**** Collected data
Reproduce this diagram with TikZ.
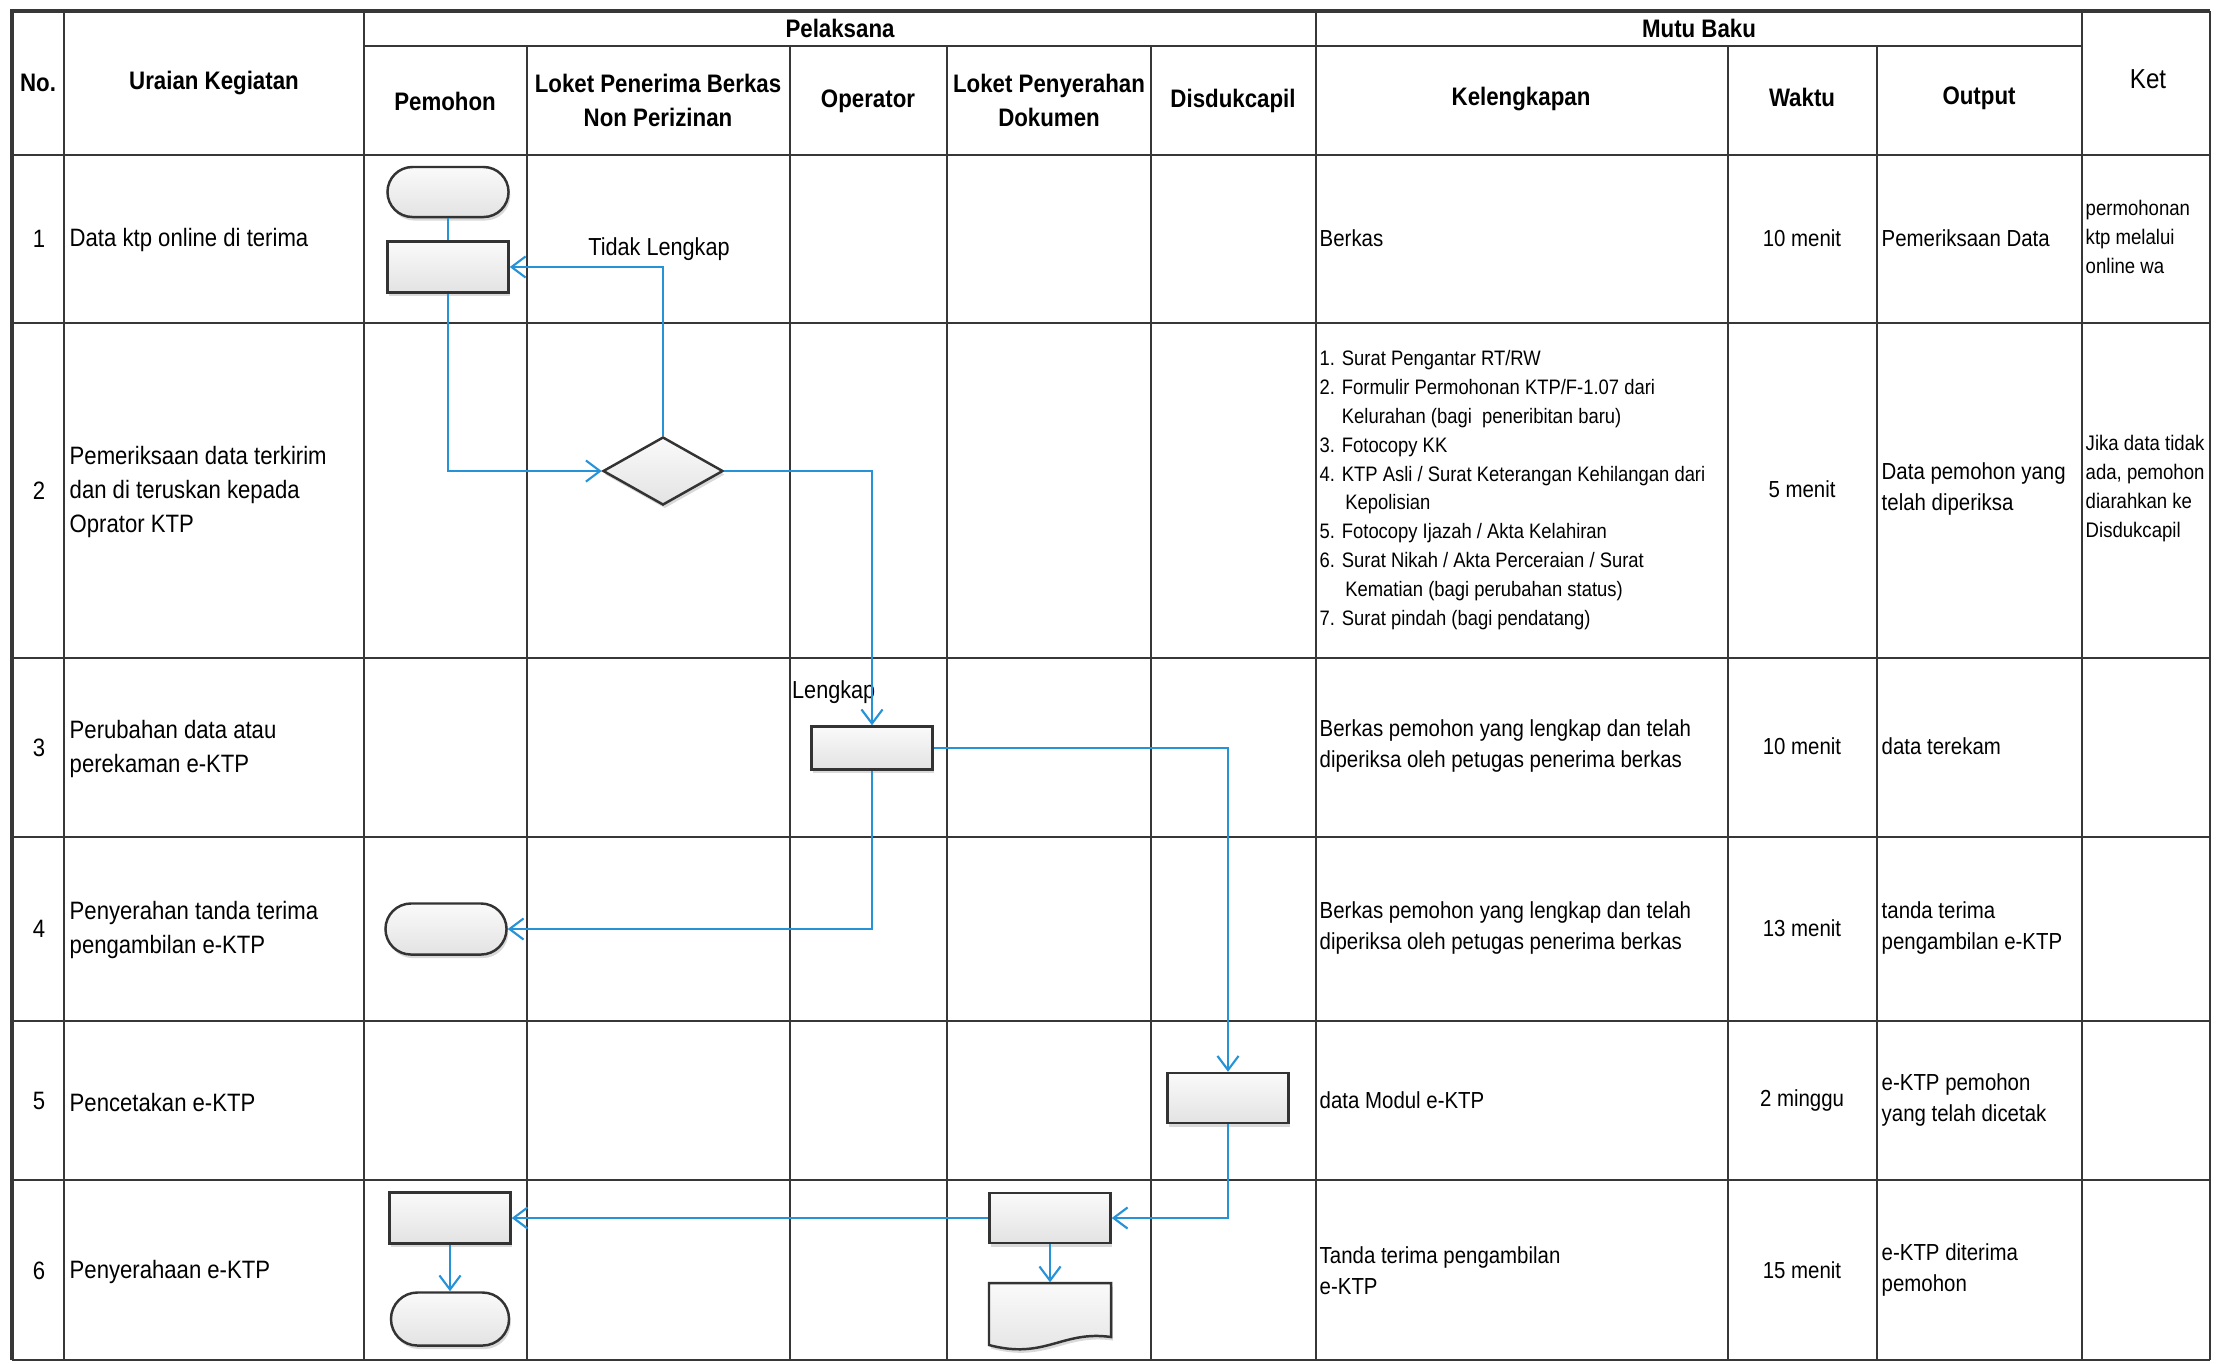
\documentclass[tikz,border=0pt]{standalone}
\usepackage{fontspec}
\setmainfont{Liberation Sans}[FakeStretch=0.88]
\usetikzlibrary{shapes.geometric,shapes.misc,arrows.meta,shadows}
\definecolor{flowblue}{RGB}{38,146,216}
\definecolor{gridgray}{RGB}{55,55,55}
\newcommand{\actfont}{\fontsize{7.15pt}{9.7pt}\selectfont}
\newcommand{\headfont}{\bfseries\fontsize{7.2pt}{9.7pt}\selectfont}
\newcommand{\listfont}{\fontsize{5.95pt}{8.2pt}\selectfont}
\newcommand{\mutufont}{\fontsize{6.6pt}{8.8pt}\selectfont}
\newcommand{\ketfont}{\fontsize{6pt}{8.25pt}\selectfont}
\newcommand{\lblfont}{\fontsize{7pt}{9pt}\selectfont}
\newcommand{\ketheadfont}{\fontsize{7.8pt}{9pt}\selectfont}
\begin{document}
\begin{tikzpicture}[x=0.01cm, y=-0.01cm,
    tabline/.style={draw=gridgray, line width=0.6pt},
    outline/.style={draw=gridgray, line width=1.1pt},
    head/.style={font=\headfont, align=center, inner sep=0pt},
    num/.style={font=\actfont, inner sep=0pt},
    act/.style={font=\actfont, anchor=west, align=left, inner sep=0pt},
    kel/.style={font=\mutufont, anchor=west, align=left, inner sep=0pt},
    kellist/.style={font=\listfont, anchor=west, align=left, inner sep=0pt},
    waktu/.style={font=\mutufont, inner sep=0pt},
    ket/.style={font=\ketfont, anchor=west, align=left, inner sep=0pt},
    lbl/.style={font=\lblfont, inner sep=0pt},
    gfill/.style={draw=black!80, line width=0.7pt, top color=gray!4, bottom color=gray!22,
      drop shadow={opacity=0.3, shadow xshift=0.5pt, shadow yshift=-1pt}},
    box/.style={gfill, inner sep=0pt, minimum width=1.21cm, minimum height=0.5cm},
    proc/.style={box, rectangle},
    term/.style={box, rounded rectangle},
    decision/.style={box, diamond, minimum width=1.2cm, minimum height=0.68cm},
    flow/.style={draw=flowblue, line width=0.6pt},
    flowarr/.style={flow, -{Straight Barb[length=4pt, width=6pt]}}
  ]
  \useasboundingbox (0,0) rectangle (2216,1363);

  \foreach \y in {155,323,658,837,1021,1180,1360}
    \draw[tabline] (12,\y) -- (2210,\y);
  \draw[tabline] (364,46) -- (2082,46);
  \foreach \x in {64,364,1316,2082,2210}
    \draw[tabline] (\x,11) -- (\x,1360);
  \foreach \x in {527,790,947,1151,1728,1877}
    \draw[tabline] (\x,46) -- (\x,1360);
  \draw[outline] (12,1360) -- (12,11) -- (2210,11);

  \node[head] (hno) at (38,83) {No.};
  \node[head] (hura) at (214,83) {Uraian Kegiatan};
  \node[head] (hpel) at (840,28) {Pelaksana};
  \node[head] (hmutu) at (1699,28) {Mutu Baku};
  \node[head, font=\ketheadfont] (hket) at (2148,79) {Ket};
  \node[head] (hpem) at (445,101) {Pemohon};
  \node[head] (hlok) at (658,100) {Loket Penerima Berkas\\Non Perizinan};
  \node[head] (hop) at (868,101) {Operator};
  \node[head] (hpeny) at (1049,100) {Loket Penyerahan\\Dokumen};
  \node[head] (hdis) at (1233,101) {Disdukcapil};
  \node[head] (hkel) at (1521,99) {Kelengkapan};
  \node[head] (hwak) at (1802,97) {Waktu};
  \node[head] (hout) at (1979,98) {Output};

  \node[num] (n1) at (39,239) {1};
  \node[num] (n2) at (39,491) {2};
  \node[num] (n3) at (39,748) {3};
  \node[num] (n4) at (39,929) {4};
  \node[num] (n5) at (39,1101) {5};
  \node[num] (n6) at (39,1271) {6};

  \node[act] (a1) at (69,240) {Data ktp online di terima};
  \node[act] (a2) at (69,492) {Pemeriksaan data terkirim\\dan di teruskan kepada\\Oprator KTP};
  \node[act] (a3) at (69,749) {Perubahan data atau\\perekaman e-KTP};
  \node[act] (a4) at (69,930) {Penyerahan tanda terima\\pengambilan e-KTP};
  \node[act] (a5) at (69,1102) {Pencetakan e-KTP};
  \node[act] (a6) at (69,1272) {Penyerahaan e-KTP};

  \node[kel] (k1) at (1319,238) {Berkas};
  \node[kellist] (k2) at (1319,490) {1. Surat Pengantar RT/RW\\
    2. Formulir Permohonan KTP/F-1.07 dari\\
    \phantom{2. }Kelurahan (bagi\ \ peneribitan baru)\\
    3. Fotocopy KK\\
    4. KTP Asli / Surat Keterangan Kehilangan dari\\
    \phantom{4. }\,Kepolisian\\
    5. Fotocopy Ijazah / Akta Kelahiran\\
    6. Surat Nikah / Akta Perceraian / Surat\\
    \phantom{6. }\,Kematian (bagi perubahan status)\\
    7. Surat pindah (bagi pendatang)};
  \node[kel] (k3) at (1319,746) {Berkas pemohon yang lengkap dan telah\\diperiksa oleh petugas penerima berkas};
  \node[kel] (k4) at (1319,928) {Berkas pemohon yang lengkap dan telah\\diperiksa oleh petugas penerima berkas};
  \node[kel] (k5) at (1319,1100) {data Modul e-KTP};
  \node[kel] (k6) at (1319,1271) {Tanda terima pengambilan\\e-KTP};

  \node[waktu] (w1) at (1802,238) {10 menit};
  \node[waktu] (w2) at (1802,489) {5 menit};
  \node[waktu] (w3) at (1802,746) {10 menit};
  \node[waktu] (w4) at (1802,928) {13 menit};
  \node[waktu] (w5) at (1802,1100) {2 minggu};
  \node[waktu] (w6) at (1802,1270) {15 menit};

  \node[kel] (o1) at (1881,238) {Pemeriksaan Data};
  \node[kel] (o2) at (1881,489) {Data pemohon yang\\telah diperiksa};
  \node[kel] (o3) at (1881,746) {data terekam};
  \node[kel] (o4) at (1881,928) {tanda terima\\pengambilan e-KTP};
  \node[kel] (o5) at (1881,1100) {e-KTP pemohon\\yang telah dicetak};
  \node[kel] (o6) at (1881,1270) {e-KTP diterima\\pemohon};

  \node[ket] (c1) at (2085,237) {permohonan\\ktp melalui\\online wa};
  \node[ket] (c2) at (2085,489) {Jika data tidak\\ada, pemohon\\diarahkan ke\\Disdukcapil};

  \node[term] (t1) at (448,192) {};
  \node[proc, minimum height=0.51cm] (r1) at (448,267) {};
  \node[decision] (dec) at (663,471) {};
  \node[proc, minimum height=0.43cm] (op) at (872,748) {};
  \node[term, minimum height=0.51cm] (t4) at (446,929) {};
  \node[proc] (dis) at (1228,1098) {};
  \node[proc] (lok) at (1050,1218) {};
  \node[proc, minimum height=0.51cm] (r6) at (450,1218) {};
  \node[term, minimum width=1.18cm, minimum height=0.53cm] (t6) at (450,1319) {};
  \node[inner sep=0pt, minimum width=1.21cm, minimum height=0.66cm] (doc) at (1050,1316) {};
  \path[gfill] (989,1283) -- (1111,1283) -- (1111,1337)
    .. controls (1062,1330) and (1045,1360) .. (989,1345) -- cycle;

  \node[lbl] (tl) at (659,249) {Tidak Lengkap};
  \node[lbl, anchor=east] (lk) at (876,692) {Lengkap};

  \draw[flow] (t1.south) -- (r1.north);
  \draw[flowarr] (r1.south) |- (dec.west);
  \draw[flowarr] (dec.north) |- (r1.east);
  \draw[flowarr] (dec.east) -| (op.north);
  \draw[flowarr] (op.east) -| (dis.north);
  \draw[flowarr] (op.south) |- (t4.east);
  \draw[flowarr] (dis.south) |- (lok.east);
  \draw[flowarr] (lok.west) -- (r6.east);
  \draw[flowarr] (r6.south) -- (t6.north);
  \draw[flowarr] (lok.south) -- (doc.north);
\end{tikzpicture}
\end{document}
********
Transcribe exactly, with no pictures, the lines running from the first line of the material through the line holding "(0,0) rectangle (2216,1363);".

# Answer for this exercise:
Reproduce this diagram with TikZ.
\documentclass[tikz,border=0pt]{standalone}
\usepackage{fontspec}
\setmainfont{Liberation Sans}[FakeStretch=0.88]
\usetikzlibrary{shapes.geometric,shapes.misc,arrows.meta,shadows}
\definecolor{flowblue}{RGB}{38,146,216}
\definecolor{gridgray}{RGB}{55,55,55}
\newcommand{\actfont}{\fontsize{7.15pt}{9.7pt}\selectfont}
\newcommand{\headfont}{\bfseries\fontsize{7.2pt}{9.7pt}\selectfont}
\newcommand{\listfont}{\fontsize{5.95pt}{8.2pt}\selectfont}
\newcommand{\mutufont}{\fontsize{6.6pt}{8.8pt}\selectfont}
\newcommand{\ketfont}{\fontsize{6pt}{8.25pt}\selectfont}
\newcommand{\lblfont}{\fontsize{7pt}{9pt}\selectfont}
\newcommand{\ketheadfont}{\fontsize{7.8pt}{9pt}\selectfont}
\begin{document}
\begin{tikzpicture}[x=0.01cm, y=-0.01cm,
    tabline/.style={draw=gridgray, line width=0.6pt},
    outline/.style={draw=gridgray, line width=1.1pt},
    head/.style={font=\headfont, align=center, inner sep=0pt},
    num/.style={font=\actfont, inner sep=0pt},
    act/.style={font=\actfont, anchor=west, align=left, inner sep=0pt},
    kel/.style={font=\mutufont, anchor=west, align=left, inner sep=0pt},
    kellist/.style={font=\listfont, anchor=west, align=left, inner sep=0pt},
    waktu/.style={font=\mutufont, inner sep=0pt},
    ket/.style={font=\ketfont, anchor=west, align=left, inner sep=0pt},
    lbl/.style={font=\lblfont, inner sep=0pt},
    gfill/.style={draw=black!80, line width=0.7pt, top color=gray!4, bottom color=gray!22,
      drop shadow={opacity=0.3, shadow xshift=0.5pt, shadow yshift=-1pt}},
    box/.style={gfill, inner sep=0pt, minimum width=1.21cm, minimum height=0.5cm},
    proc/.style={box, rectangle},
    term/.style={box, rounded rectangle},
    decision/.style={box, diamond, minimum width=1.2cm, minimum height=0.68cm},
    flow/.style={draw=flowblue, line width=0.6pt},
    flowarr/.style={flow, -{Straight Barb[length=4pt, width=6pt]}}
  ]
  \useasboundingbox (0,0) rectangle (2216,1363);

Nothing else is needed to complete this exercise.